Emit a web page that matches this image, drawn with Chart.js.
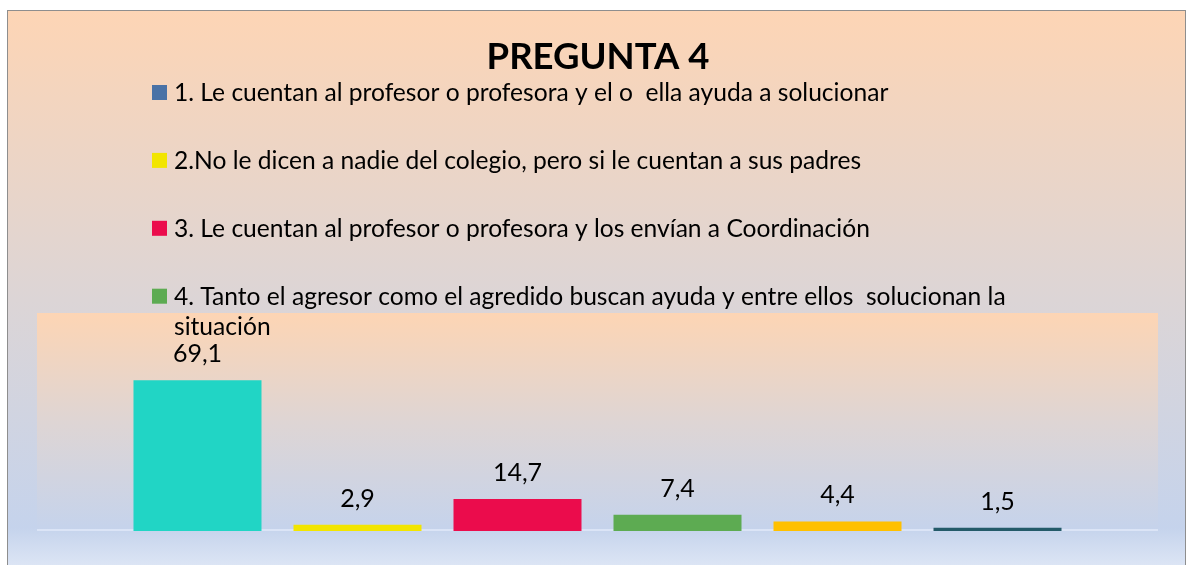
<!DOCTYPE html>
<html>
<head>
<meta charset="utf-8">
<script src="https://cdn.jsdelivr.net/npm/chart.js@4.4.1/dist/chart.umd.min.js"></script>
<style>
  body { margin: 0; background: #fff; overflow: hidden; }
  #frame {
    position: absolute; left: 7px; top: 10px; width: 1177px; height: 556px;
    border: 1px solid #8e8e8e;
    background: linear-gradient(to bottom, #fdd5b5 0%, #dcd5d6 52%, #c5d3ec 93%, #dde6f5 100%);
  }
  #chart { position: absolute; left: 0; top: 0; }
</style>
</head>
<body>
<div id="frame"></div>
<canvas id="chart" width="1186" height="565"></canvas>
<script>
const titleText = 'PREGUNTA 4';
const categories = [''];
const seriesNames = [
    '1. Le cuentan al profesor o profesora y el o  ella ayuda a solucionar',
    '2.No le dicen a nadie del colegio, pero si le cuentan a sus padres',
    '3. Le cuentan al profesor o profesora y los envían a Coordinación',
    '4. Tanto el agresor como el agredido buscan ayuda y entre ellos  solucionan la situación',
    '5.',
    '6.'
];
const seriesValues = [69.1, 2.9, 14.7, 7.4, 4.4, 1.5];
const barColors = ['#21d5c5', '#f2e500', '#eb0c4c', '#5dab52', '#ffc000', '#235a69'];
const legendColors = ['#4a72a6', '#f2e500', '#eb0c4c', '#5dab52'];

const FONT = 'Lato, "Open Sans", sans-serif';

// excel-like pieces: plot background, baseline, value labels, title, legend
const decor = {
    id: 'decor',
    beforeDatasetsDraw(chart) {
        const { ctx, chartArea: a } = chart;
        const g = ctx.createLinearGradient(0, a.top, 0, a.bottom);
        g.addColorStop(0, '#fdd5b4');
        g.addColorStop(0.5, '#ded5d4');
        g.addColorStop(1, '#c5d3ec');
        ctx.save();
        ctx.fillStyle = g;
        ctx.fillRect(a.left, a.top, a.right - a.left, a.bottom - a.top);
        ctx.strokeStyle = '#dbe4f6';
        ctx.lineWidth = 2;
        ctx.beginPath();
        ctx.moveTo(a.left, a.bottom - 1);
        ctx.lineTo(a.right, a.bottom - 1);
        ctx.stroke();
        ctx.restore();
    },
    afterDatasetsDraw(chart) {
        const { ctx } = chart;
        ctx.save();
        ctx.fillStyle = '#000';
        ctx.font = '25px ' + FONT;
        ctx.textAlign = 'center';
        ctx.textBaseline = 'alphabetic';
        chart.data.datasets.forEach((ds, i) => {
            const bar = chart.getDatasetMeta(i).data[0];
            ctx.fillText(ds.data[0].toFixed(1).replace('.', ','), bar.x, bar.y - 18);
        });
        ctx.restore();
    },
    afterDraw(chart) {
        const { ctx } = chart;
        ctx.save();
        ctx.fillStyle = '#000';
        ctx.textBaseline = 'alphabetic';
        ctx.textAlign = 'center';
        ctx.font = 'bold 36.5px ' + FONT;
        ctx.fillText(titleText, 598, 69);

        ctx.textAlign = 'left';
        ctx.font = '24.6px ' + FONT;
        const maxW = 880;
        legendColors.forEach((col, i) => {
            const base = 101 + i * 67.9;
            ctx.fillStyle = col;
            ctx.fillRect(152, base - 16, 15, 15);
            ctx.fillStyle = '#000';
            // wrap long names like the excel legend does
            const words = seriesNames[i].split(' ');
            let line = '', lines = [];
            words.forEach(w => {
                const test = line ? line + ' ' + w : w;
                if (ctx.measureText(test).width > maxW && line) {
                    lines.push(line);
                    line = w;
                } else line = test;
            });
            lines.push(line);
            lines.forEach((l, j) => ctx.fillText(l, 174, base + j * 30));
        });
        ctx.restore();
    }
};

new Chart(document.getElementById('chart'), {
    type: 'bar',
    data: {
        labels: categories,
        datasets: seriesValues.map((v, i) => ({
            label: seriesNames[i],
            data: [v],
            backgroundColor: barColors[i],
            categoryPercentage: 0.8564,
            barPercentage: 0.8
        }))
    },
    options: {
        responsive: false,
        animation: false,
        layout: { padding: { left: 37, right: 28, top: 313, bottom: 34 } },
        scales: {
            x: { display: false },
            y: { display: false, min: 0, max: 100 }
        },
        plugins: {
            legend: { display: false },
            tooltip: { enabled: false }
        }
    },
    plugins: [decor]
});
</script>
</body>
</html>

- The task
Write out the whole listing again, exactly, with no pictures.

- Written response
Emit a web page that matches this image, drawn with Chart.js.
<!DOCTYPE html>
<html>
<head>
<meta charset="utf-8">
<script src="https://cdn.jsdelivr.net/npm/chart.js@4.4.1/dist/chart.umd.min.js"></script>
<style>
  body { margin: 0; background: #fff; overflow: hidden; }
  #frame {
    position: absolute; left: 7px; top: 10px; width: 1177px; height: 556px;
    border: 1px solid #8e8e8e;
    background: linear-gradient(to bottom, #fdd5b5 0%, #dcd5d6 52%, #c5d3ec 93%, #dde6f5 100%);
  }
  #chart { position: absolute; left: 0; top: 0; }
</style>
</head>
<body>
<div id="frame"></div>
<canvas id="chart" width="1186" height="565"></canvas>
<script>
const titleText = 'PREGUNTA 4';
const categories = [''];
const seriesNames = [
    '1. Le cuentan al profesor o profesora y el o  ella ayuda a solucionar',
    '2.No le dicen a nadie del colegio, pero si le cuentan a sus padres',
    '3. Le cuentan al profesor o profesora y los envían a Coordinación',
    '4. Tanto el agresor como el agredido buscan ayuda y entre ellos  solucionan la situación',
    '5.',
    '6.'
];
const seriesValues = [69.1, 2.9, 14.7, 7.4, 4.4, 1.5];
const barColors = ['#21d5c5', '#f2e500', '#eb0c4c', '#5dab52', '#ffc000', '#235a69'];
const legendColors = ['#4a72a6', '#f2e500', '#eb0c4c', '#5dab52'];

const FONT = 'Lato, "Open Sans", sans-serif';

// excel-like pieces: plot background, baseline, value labels, title, legend
const decor = {
    id: 'decor',
    beforeDatasetsDraw(chart) {
        const { ctx, chartArea: a } = chart;
        const g = ctx.createLinearGradient(0, a.top, 0, a.bottom);
        g.addColorStop(0, '#fdd5b4');
        g.addColorStop(0.5, '#ded5d4');
        g.addColorStop(1, '#c5d3ec');
        ctx.save();
        ctx.fillStyle = g;
        ctx.fillRect(a.left, a.top, a.right - a.left, a.bottom - a.top);
        ctx.strokeStyle = '#dbe4f6';
        ctx.lineWidth = 2;
        ctx.beginPath();
        ctx.moveTo(a.left, a.bottom - 1);
        ctx.lineTo(a.right, a.bottom - 1);
        ctx.stroke();
        ctx.restore();
    },
    afterDatasetsDraw(chart) {
        const { ctx } = chart;
        ctx.save();
        ctx.fillStyle = '#000';
        ctx.font = '25px ' + FONT;
        ctx.textAlign = 'center';
        ctx.textBaseline = 'alphabetic';
        chart.data.datasets.forEach((ds, i) => {
            const bar = chart.getDatasetMeta(i).data[0];
            ctx.fillText(ds.data[0].toFixed(1).replace('.', ','), bar.x, bar.y - 18);
        });
        ctx.restore();
    },
    afterDraw(chart) {
        const { ctx } = chart;
        ctx.save();
        ctx.fillStyle = '#000';
        ctx.textBaseline = 'alphabetic';
        ctx.textAlign = 'center';
        ctx.font = 'bold 36.5px ' + FONT;
        ctx.fillText(titleText, 598, 69);

        ctx.textAlign = 'left';
        ctx.font = '24.6px ' + FONT;
        const maxW = 880;
        legendColors.forEach((col, i) => {
            const base = 101 + i * 67.9;
            ctx.fillStyle = col;
            ctx.fillRect(152, base - 16, 15, 15);
            ctx.fillStyle = '#000';
            // wrap long names like the excel legend does
            const words = seriesNames[i].split(' ');
            let line = '', lines = [];
            words.forEach(w => {
                const test = line ? line + ' ' + w : w;
                if (ctx.measureText(test).width > maxW && line) {
                    lines.push(line);
                    line = w;
                } else line = test;
            });
            lines.push(line);
            lines.forEach((l, j) => ctx.fillText(l, 174, base + j * 30));
        });
        ctx.restore();
    }
};

new Chart(document.getElementById('chart'), {
    type: 'bar',
    data: {
        labels: categories,
        datasets: seriesValues.map((v, i) => ({
            label: seriesNames[i],
            data: [v],
            backgroundColor: barColors[i],
            categoryPercentage: 0.8564,
            barPercentage: 0.8
        }))
    },
    options: {
        responsive: false,
        animation: false,
        layout: { padding: { left: 37, right: 28, top: 313, bottom: 34 } },
        scales: {
            x: { display: false },
            y: { display: false, min: 0, max: 100 }
        },
        plugins: {
            legend: { display: false },
            tooltip: { enabled: false }
        }
    },
    plugins: [decor]
});
</script>
</body>
</html>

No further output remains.